Patiëntenbezoek met ‘luxe koe’ zakelijk aftrekbaar?
Koe, heilig én zakelijk … Met name speelt de vraag of ook heel dure auto’s ‘zo maar’ op kosten van het bedrijf kunnen worden aangeschaft. Inmiddels hebben verschillende rechters hier hun oordeel over gegeven. Daaruit blijkt dat er veel mogelijk is, maar niet alles. Waar moet u op letten?
Uitgangspunt: ú bent de baas
U beslist. Het uitgangspunt bij het maken van kosten voor uw (para)medische praktijk is dat ú de baas bent en dus beslist of een uitgave nodig is, ook als het gaat om de aanschaf van een dure auto. Toch blijkt de inspecteur het hier in de praktijk niet altijd mee eens te zijn. Hij stelt dan dat de dure auto mede is aangeschaft met het oog op persoonlijke motieven. Een deel van de kosten wil hij dan niet in aftrek toelaten.

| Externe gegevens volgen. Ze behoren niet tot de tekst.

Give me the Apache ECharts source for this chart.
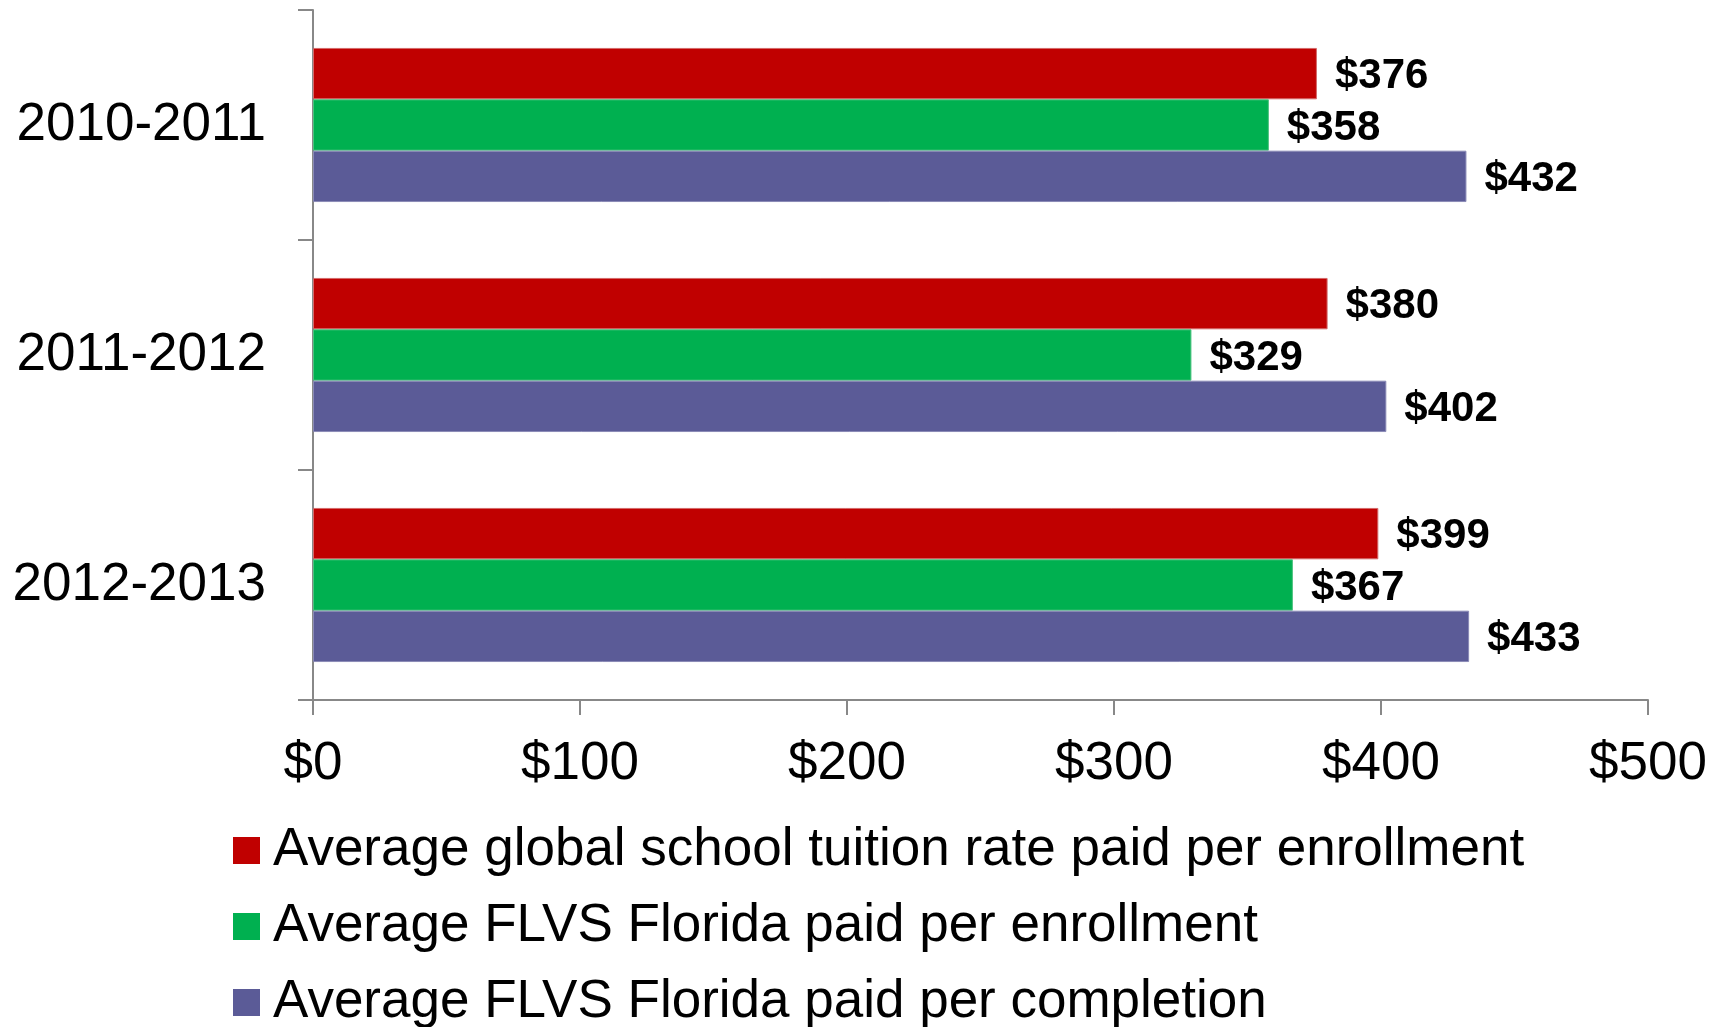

Inspecteur vraagt uitleg. Zodra de belastinginspecteur zich op het standpunt stelt dat één of meerdere auto’s zijn aangeschaft vanwege persoonlijke motieven, zal hij dit aannemelijk proberen te maken. Eenvoudig is dit niet, zo blijkt. Zo is in het verre verleden al beslist dat van een Rolls Royce niet gezegd kan worden dat men hierin rijdt om te laten zien hoe ver men het maatschappelijk geschopt heeft. Zou dit wel zo zijn, dan is er sprake van ‘het voeren van een zekere staat’ en zijn de kosten niet aftrekbaar. Over een zeer dure Jaguar werd in het verleden hetzelfde beslist en dus waren ook deze kosten gewoon aftrekbaar. In die uitspraak merkte de rechter nog op dat wanneer voor het zakelijk vervoer bijvoorbeeld gebruik zou worden gemaakt van een karos met paarden er geen zakelijk belang meer zou zijn. Als er wordt overdreven, kan de inspecteur ingrijpen, zoals onlangs gebeurde bij een chic advocatenkantoor.
30 auto’s voor de directeur!
Goed, maar niet gek … De directeur van dit kantoor had voor zichzelf maar liefst 30 dure auto’s aangeschaft en de rekening hiervan door het bedrijf laten betalen. De hiermee gemoeide kosten bedroegen maar liefst € 2 miljoen per jaar. De inspecteur haalde hier een streep door, maar de advocaat stapte naar de rechter (LJN: BA9924 en BC9548). Hier hield hij met droge ogen vol dat de auto’s vanuit een zakelijk motief waren aangeschaft, zodat de aftrek niet beperkt kon worden. Hij voerde als reden voor de aanschaf onder meer aan dat een deel van zijn clientèle actief was in de autobranche. De rechter maakte hiermee korte metten. Gelet op het feit dat het zeer dure auto’s betrof, dat dit een hobby van de directeur was, dat alleen de directeur over de aanschaf besliste en dat de auto’s ook alleen aan hem ter beschikking stonden, was het duidelijk dat slechts persoonlijke motieven een rol speelden. Aftrek van de winst was daarom niet mogelijk.
Wat kunt u hiermee?
Niet te bont. De laatste uitspraak geeft aan dat u het wel erg bont moet maken, wil de inspecteur de aftrek voor uw auto kunnen schrappen. Voor de aanschaf van een zeer dure auto zijn namelijk genoeg zakelijke motieven te verzinnen, zoals betrouwbaarheid, duurzaamheid, comfort.
Overdrijf niet! De uitspraak geeft ook aan op welke items men let als men verwijt dat u de auto om persoonlijke motieven heeft aangeschaft. Houd in uw achterhoofd dat overdrijven u de aftrek kan kosten. Dat de inspecteur vindt dat u zich ook met een goedkopere auto wel kunt redden, is echter niet relevant.